Joint Costs: The Right Way to Allocate
With so much attention these days paid to fundraising ratios, many not-for-profit organizations feel pressure to minimize their fundraising expenses. This makes allocating joint costs appealing. Joint costs are costs associated with activities that have both fundraising and other functions. However, before you take the step of allocating joint costs, be certain that you are familiar with some frequently misunderstood accounting rules.
The Allocation Issue
Not-for-profit organizations may combine program activities and/or management activities with fundraising activities to achieve efficiencies. For example, an organization whose mission includes improving individuals’ health might send out a mailing with tips on how to stop smoking, along with a donation solicitation.
In this scenario, the organization would probably prefer to assign most of the cost to program expense, on the basis that the fundraising part of the mailing is relatively minor. However, charity watchdogs might allege this overstates the program component, skewing the not-for-profit organization’s fundraising ratio.
Three Essential Criteria
The costs of a joint activity can be allocated between fundraising and other functions, rather than charged entirely to fundraising. However three criteria must be met:
- Purpose. This criterion is satisfied if the activity is intended to accomplish a program or management purpose. A program purpose requires a specific call to action for the recipient to help further the organization’s mission, other than making a donation. In the previously mentioned mailing example, encouraging recipients to improve their health by quitting smoking would qualify.
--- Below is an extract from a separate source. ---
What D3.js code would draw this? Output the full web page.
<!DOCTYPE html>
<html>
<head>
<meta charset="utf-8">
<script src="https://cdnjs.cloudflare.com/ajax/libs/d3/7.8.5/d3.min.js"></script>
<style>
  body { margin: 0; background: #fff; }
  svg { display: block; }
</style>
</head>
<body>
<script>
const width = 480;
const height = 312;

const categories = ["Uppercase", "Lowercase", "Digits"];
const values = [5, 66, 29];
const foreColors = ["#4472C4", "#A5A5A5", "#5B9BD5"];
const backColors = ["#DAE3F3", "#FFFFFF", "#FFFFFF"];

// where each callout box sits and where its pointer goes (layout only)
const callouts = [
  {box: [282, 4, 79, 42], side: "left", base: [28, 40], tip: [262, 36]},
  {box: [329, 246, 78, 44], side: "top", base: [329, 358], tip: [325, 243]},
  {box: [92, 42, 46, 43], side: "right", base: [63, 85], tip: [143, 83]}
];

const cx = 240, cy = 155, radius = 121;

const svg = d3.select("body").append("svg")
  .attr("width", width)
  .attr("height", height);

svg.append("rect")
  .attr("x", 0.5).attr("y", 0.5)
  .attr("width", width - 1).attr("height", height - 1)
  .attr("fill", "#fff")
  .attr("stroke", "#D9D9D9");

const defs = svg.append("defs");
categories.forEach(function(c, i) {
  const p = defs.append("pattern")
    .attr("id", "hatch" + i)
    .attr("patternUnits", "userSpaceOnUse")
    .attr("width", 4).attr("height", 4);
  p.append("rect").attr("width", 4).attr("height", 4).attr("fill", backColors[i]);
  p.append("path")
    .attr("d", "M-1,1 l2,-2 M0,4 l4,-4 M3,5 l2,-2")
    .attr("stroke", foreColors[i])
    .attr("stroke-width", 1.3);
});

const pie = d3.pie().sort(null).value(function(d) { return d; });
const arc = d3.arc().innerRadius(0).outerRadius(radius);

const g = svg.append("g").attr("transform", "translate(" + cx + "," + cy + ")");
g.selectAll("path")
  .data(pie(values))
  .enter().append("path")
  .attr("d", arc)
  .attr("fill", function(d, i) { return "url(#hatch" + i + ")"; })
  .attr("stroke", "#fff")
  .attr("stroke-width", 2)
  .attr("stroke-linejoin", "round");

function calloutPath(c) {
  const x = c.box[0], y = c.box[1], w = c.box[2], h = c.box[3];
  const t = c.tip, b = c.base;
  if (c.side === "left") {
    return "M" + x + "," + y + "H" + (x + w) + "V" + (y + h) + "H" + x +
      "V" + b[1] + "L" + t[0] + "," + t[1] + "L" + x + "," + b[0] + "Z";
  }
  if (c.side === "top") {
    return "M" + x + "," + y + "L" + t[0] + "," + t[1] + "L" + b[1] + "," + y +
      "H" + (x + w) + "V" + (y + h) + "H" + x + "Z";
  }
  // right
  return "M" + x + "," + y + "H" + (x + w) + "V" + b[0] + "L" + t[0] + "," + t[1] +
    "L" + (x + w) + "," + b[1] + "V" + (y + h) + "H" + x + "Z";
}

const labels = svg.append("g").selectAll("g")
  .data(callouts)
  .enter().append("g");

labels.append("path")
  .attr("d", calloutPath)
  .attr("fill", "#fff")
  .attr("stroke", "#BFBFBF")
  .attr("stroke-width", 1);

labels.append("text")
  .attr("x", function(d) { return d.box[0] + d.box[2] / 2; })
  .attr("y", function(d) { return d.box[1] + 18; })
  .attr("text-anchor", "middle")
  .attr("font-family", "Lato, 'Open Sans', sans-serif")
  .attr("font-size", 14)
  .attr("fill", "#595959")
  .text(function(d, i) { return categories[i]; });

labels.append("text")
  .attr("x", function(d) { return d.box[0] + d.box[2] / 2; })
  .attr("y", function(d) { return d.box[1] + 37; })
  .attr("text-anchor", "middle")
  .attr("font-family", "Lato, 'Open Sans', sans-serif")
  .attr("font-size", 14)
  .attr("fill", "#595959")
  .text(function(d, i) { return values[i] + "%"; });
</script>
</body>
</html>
Calls to action also might include urging recipients to contact public officials about an issue, volunteering with your organization or participating in a study.
- Audience. If the audience for the joint activity includes prior donors, or is selected based on its ability or likelihood to contribute, it is assumed that this criterion is not met. However, you can quash that assumption if, for example, the audience was selected because of its need or reasonable potential to use the call to action. In our example, people identified as smokers would meet the audience criterion.
- Content. The content criterion is satisfied if the activity actually supports program or management functions. If not obvious, the activity must describe the need for and benefits of the action it calls for. Note that the “Purpose” criterion focuses on intention while the “Content” criterion considers execution.
Accounting rules allow you to allocate costs using a systematic methodology, applied consistently, that results in a reasonable allocation. The most common method is based on physical units, with costs proportionally allocated to the number of units of output.
In the case of a mailing, the units could be lines or square inches of print. If you engage in a year-long mailing campaign with bimonthly mailings, each mailing (and each component of that mailing, such as envelope, insert and premium item) must be analyzed on its own.
Other approaches include the relative direct cost and stand-alone joint cost allocation methods. The former uses the direct costs that relate to each component of activity to allocate indirect costs. The latter determines proportions based on how much each component would cost if conducted independently.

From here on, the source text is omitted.